In South Africa, we have marginal success with entrepreneurship amid women. Yet entrepreneurship can be key to lowering incidences of domestic violence as it reduces the economic pressure felt in households.
The 21st century has been a game-changer for many women overcoming all the barriers against all the odds of how women were raised. Previously women were reared to become wives and child bearers. However, women now have a choice to marry or not. Women are taking over jobs that were previously reserved for men. The celebration of August as Women’s Month has translated over the last decade to women putting themselves first and striving to become independent.
The new generation has paved a way for women to shatter glass ceilings. Now women have become conscientised that they can become anything that they envisage becoming. As women, we need to have the mindset of being an entrepreneur from a young age. All you need is a creative and dedicated mind. Becoming your own brand is possible, and doing what you do well is the key to success. Many strong women who became successful entrepreneurs in a number of areas like running day care centers, sewing, pottery, hair dressing and baking, started with a small bank balance or with a stokvel.
Local predictions indicate by 2022, female entrepreneurs have the potential to boost the South African economy by R175 billion. Entrepreneurship is vital for its ability to advance living standards and generate wealth for women.
Female entrepreneurs are increasingly being considered as important catalysts for economic growth and development in South Africa by contributing substantially to employment generation. Yet, they face countless challenges while juggling the responsibilities of a home and family against their business demands. Equally, they struggle with various barriers including access to finance, financial literacy programmes, training, business consulting and socio-cultural constraints.
If more women had equal access to entrepreneurship opportunities and could accumulate wealth, the gender wealth gap will reduce and, in the South African context, positively impact on the country’s sluggish and decimated economy. The knock-on effect is diminishing unemployment levels and the potential for a growing band of role models to inspire the next generation of female entrepreneurs.
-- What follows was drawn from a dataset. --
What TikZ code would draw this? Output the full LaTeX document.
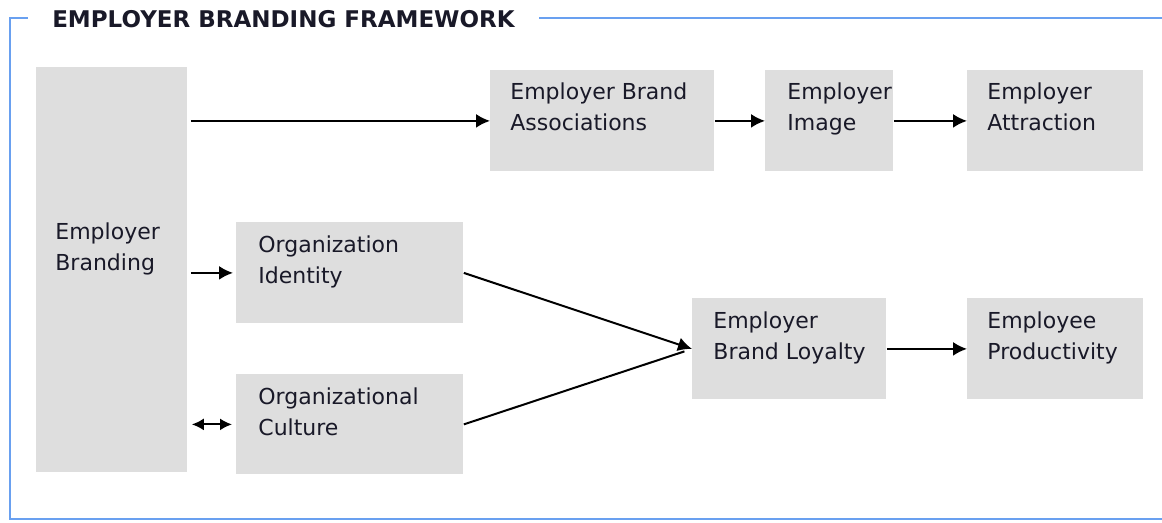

South African women, particularly previously disadvantaged individuals from black, Indian and Coloured communities, are decades behind comparative economies in terms of available resources. There are many organizations which play an important role by empowering women entrepreneurs. These groups support women entrepreneurship through skills development, training, counseling, mentoring and assisting them in marketing their products apart from arranging financing for women-run businesses. Some of these organizations are Women Entrepreneurial Fund (WEF), Isivande Women’s Fund (IWF), Identity Development Fund (IDF), Absa Women Empowerment Fund, Chambers of Commerce, Small Enterprise Development Agency (SEDA), Small Enterprise Finance Agency (SEFA) and the Department of Trade and Industry (DTI).
Every woman who wants to succeed in business should educate herself in respect of financial literacy and entrepreneurship. Be a change-maker and learn the basics of keeping a monthly budget, finance loans, marketing to investors and interpreting financial statements. If you learn how to do these things, you can find the funding for your venture, even if you don’t have the capital in your own bank account.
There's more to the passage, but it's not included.